A character sketch features a “weirdo, goofball, freak. It’s the way that character sees the world that is funny. It’s that character’s point of view. They act inappropriately with their point of view,” says Hogan. Kristen Wiig’s SNL character Penelope, who acts like a narcissist on steroids, is a good example.
“Everything she does draws attention to her,” Hogan says, “so they put her in situations where she should not be the center of attention.”
Tempelsman recalls the SNL sketches featuring Rachel Dratch as Debbie Downer.
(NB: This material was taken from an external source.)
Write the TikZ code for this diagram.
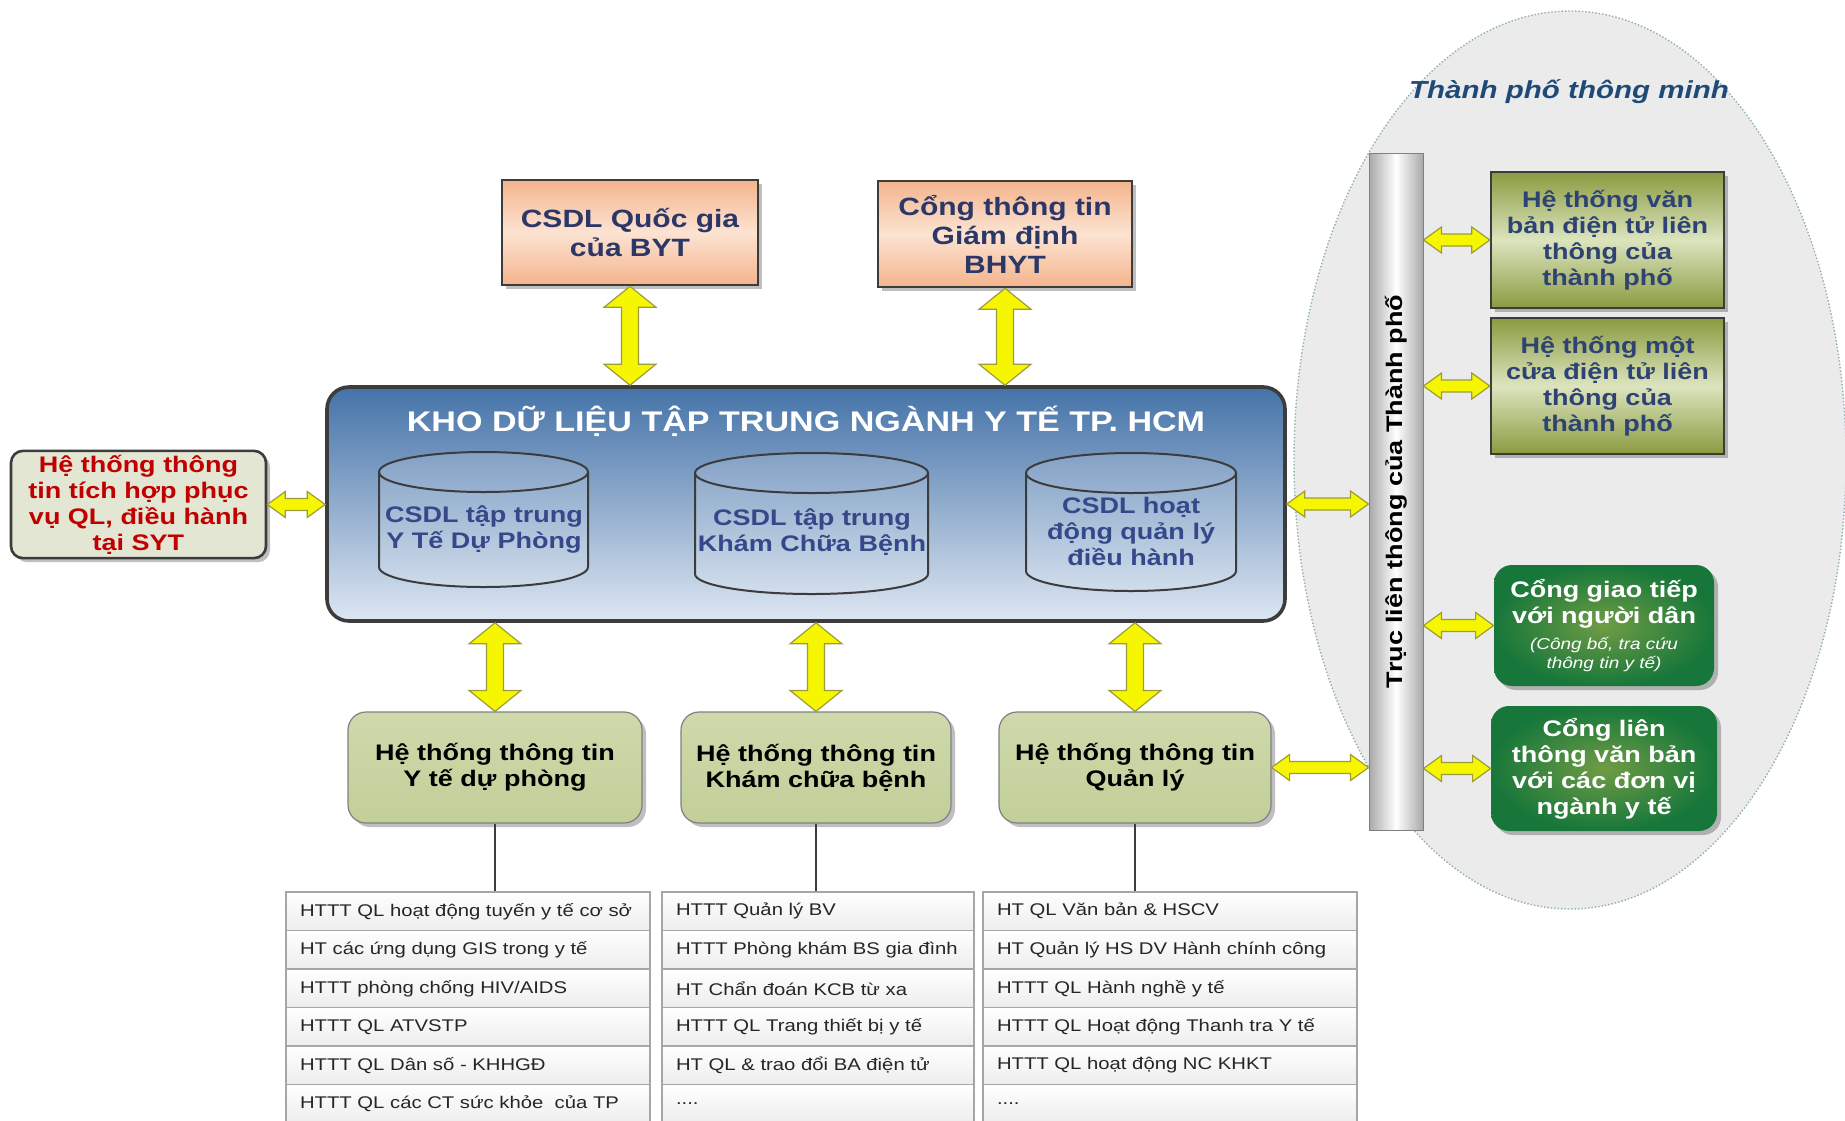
\documentclass[tikz,border=0pt]{standalone}
\usepackage{fontspec}
\setmainfont{Liberation Sans}[FakeStretch=1.2]
\usetikzlibrary{calc,shadows}
\definecolor{khotop}{HTML}{4472A8}
\definecolor{khobot}{HTML}{DDE7F2}
\definecolor{darkline}{HTML}{3C3C3C}
\definecolor{peachA}{HTML}{F4B48C}
\definecolor{peachB}{HTML}{FCE3D2}
\definecolor{navytxt}{HTML}{2B3767}
\definecolor{cyltxt}{HTML}{34488A}
\definecolor{sytfill}{HTML}{E3E6D3}
\definecolor{sytred}{HTML}{C00000}
\definecolor{oliveL}{HTML}{C2CF98}
\definecolor{oliveLt}{HTML}{CFD9AC}
\definecolor{oliveD}{HTML}{8A9B40}
\definecolor{oliveM}{HTML}{DCE4BE}
\definecolor{gdark}{HTML}{17773A}
\definecolor{glight}{HTML}{6F9C45}
\definecolor{ellfill}{HTML}{EBEBEB}
\definecolor{elldot}{HTML}{8FAFB0}
\definecolor{yel}{HTML}{F6F600}
\definecolor{yelline}{HTML}{9C9C3A}
\definecolor{rowline}{HTML}{A6A6A6}
\definecolor{rowbot}{HTML}{EDEDED}
\definecolor{rowtext}{HTML}{262626}
\definecolor{trucgray}{HTML}{A9A9A9}
\definecolor{titleblue}{HTML}{1F4A78}
\definecolor{r1txt}{HTML}{2E4374}
\tikzset{
  shadowed/.style={drop shadow={shadow xshift=2pt,shadow yshift=-2pt,opacity=0.25,fill=black}},
  bfbox/.style={align=center,inner sep=2pt,font=\fontsize{11.25pt}{13pt}\selectfont\bfseries},
  peach/.style={bfbox,draw=darkline,line width=1.3pt,top color=peachA,bottom color=peachA,middle color=peachB,
     text=navytxt,font=\fontsize{12.5pt}{14.5pt}\selectfont\bfseries,shadowed},
  khobox/.style={draw=darkline,line width=1.8pt,rounded corners=11pt,top color=khotop,bottom color=khobot},
  khotitle/.style={text=white,font=\fontsize{14.2pt}{16pt}\selectfont\bfseries},
  cyl/.style={draw=darkline,line width=1pt,fill=white,fill opacity=0.14},
  cylline/.style={draw=darkline,line width=1pt},
  cyltext/.style={bfbox,text=cyltxt},
  sytbox/.style={bfbox,draw=darkline,line width=1.3pt,rounded corners=6pt,fill=sytfill,text=sytred,shadowed},
  olivebox/.style={bfbox,draw=gray,line width=0.6pt,rounded corners=9pt,top color=oliveLt,bottom color=oliveL,text=black,shadowed},
  rolive/.style={bfbox,draw=darkline,line width=1.2pt,top color=oliveD,bottom color=oliveD,middle color=oliveM,text=r1txt,shadowed},
  gbox/.style={bfbox,rounded corners=9pt,inner color=glight,outer color=gdark,text=white,shadowed},
  trucbar/.style={draw=gray,line width=0.5pt,left color=trucgray,right color=trucgray,middle color=white,
     font=\fontsize{11.25pt}{13pt}\selectfont\bfseries},
  tabrow/.style={draw=rowline,line width=0.6pt,top color=white,bottom color=rowbot,minimum height=19.25pt,
     inner xsep=7pt,inner ysep=0pt,align=left,font=\fontsize{8.45pt}{10pt}\selectfont,text=rowtext},
  conn/.style={draw=darkline,line width=1.3pt},
  yarrow/.style={fill=yel,draw=yelline,line width=0.6pt,line join=miter},
  citytitle/.style={text=titleblue,font=\fontsize{12.3pt}{14pt}\selectfont\bfseries\itshape},
  ellstyle/.style={fill=ellfill,draw=elldot,densely dotted,line width=0.7pt}
}
\newcommand\varrow[2]{%
  \draw[yarrow] let \p1=(#1), \p2=(#2) in
   (\x1,\y1) -- (\x1+13pt,\y1-10.5pt) -- (\x1+4.25pt,\y1-10.5pt) -- (\x1+4.25pt,\y2+10.5pt)
   -- (\x1+13pt,\y2+10.5pt) -- (\x1,\y2) -- (\x1-13pt,\y2+10.5pt) -- (\x1-4.25pt,\y2+10.5pt)
   -- (\x1-4.25pt,\y1-10.5pt) -- (\x1-13pt,\y1-10.5pt) -- cycle;}
\newcommand\harrow[2]{%
  \draw[yarrow] let \p1=(#1), \p2=(#2) in
   (\x1,\y1) -- (\x1+9pt,\y1+6.5pt) -- (\x1+9pt,\y1+3pt) -- (\x2-9pt,\y1+3pt)
   -- (\x2-9pt,\y1+6.5pt) -- (\x2,\y1) -- (\x2-9pt,\y1-6.5pt) -- (\x2-9pt,\y1-3pt)
   -- (\x1+9pt,\y1-3pt) -- (\x1+9pt,\y1-6.5pt) -- cycle;}
\newcommand\dbcyl[4]{%
  \filldraw[cyl] (#1-#4,#2+20) -- (#1-#4,#3-20)
    arc[start angle=180,end angle=360,x radius={#4*0.5pt},y radius=10pt]
    -- (#1+#4,#2+20)
    arc[start angle=0,end angle=180,x radius={#4*0.5pt},y radius=10pt] -- cycle;
  \draw[cylline] (#1-#4,#2+20) arc[start angle=180,end angle=360,x radius={#4*0.5pt},y radius=10pt];}
\begin{document}
\begin{tikzpicture}[x=0.5pt,y=-0.5pt]
\useasboundingbox (0,0) rectangle (1845,1120);
\fill[white] (0,0) rectangle (1845,1120);

% smart city area
\draw[ellstyle] (1570,460) ellipse [x radius=138pt, y radius=224.5pt];
\node[citytitle] (city) at (1569,92) {Thành phố thông minh};

% top boxes
\node[peach,minimum width=128pt,minimum height=52.5pt] (qg) at (630,232.5) {CSDL Quốc gia\\của BYT};
\node[peach,minimum width=127pt,minimum height=53pt] (bhyt) at (1005,234) {Cổng thông tin\\Giám định\\BHYT};

% central warehouse
\node[khobox,minimum width=479pt,minimum height=117pt] (kho) at (806,504) {};
\node[khotitle] (khot) at (806,421) {KHO DỮ LIỆU TẬP TRUNG NGÀNH Y TẾ TP. HCM};
\dbcyl{483.5}{452}{587}{104.5}
\dbcyl{811.5}{453}{594}{116.5}
\dbcyl{1131}{453}{591}{105}
\node[cyltext] (c1) at (484,529) {CSDL tập trung\\Y Tế Dự Phòng};
\node[cyltext] (c2) at (812,532) {CSDL tập trung\\Khám Chữa Bệnh};
\node[cyltext] (c3) at (1131,531) {CSDL hoạt\\động quản lý\\điều hành};

% left box
\node[sytbox,minimum width=127.5pt,minimum height=52.5pt] (syt) at (138.5,504.5)
  {Hệ thống thông\\tin tích hợp phục\\vụ QL, điều hành\\tại SYT};

% bottom systems
\node[olivebox,minimum width=147pt,minimum height=55.5pt] (b1) at (495,767.5) {Hệ thống thông tin\\Y tế dự phòng};
\node[olivebox,minimum width=135pt,minimum height=55.5pt] (b2) at (816,767.5) {Hệ thống thông tin\\Khám chữa bệnh};
\node[olivebox,minimum width=136pt,minimum height=55.5pt] (b3) at (1135,767.5) {Hệ thống thông tin\\Quản lý};

% tables
\begin{scope}[every node/.append style={tabrow,text width=168pt}]
\node (t1r1) at (468,911.25) {HTTT QL hoạt động tuyến y tế cơ sở};
\node (t1r2) at (468,949.75) {HT các ứng dụng GIS trong y tế};
\node (t1r3) at (468,988.25) {HTTT phòng chống HIV/AIDS};
\node (t1r4) at (468,1026.75) {HTTT QL ATVSTP};
\node (t1r5) at (468,1065.25) {HTTT QL Dân số - KHHGĐ};
\node (t1r6) at (468,1103.75) {HTTT QL các CT sức khỏe\ \ của TP};
\end{scope}
\begin{scope}[every node/.append style={tabrow,text width=142pt}]
\node (t2r1) at (818,911.25) {HTTT Quản lý BV};
\node (t2r2) at (818,949.75) {HTTT Phòng khám BS gia đình};
\node (t2r3) at (818,988.25) {HT Chẩn đoán KCB từ xa};
\node (t2r4) at (818,1026.75) {HTTT QL Trang thiết bị y tế};
\node (t2r5) at (818,1065.25) {HT QL \& trao đổi BA điện tử};
\node (t2r6) at (818,1103.75) {....};
\end{scope}
\begin{scope}[every node/.append style={tabrow,text width=173pt}]
\node (t3r1) at (1170,911.25) {HT QL Văn bản \& HSCV};
\node (t3r2) at (1170,949.75) {HT Quản lý HS DV Hành chính công};
\node (t3r3) at (1170,988.25) {HTTT QL Hành nghề y tế};
\node (t3r4) at (1170,1026.75) {HTTT QL Hoạt động Thanh tra Y tế};
\node (t3r5) at (1170,1065.25) {HTTT QL hoạt động NC KHKT};
\node (t3r6) at (1170,1103.75) {....};
\end{scope}

\draw[conn] (b1.south) -- (b1.south |- t1r1.north);
\draw[conn] (b2.south) -- (b2.south |- t2r1.north);
\draw[conn] (b3.south) -- (b3.south |- t3r1.north);

% city axis
\node[trucbar,minimum width=27pt,minimum height=338.5pt] (truc) at (1396,491.5) {\rotatebox{90}{Trục liên thông của Thành phố}};

% city systems
\node[rolive,minimum width=116.5pt,minimum height=68pt] (r1) at (1607.5,240) {Hệ thống văn\\bản điện tử liên\\thông của\\thành phố};
\node[rolive,minimum width=116.5pt,minimum height=68pt] (r2) at (1607.5,386) {Hệ thống một\\cửa điện tử liên\\thông của\\thành phố};
\node[gbox,minimum width=110pt,minimum height=60.5pt] (g1) at (1604,625.5)
  {Cổng giao tiếp\\với người dân\\{\fontsize{7.9pt}{9pt}\selectfont\mdseries\itshape (Công bố, tra cứu}\\[-3.5pt]{\fontsize{7.9pt}{9pt}\selectfont\mdseries\itshape thông tin y tế)}};
\node[gbox,minimum width=113pt,minimum height=62.5pt] (g2) at (1604,768.5) {Cổng liên\\thông văn bản\\với các đơn vị\\ngành y tế};

% yellow connectors
\varrow{qg.south}{qg.south |- kho.north}
\varrow{bhyt.south}{bhyt.south |- kho.north}
\varrow{b1.north |- kho.south}{b1.north}
\varrow{b2.north |- kho.south}{b2.north}
\varrow{b3.north |- kho.south}{b3.north}
\harrow{syt.east}{kho.west |- syt.east}
\harrow{kho.east}{truc.west |- kho.east}
\harrow{b3.east}{truc.west |- b3.east}
\harrow{truc.east |- r1.west}{r1.west}
\harrow{truc.east |- r2.west}{r2.west}
\harrow{truc.east |- g1.west}{g1.west}
\harrow{truc.east |- g2.west}{g2.west}
\end{tikzpicture}
\end{document}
In one classic, she can’t even let anyone enjoy Disney World.
In a premise sketch, you take a normal situation and turn it on its head.
Hogan points to an SNL sketch, "The Sinkhole," ostensibly about a sinkhole that has opened up in downtown Tampa, Florida, and swallows up cars. That's a big local news story. But when the local news anchors toss to their reporter (played by Kenan Thompson), concern over the sinkhole is soon forgotten when two witnesses enter the scene. The woman (played by Margot Robbie) is so attractive, and her apparent partner, Matt Shatt (played by Mikey Day), is so plain and nerdy that the news team turns their queries from the sinkhole into figuring out how in the world they could be together.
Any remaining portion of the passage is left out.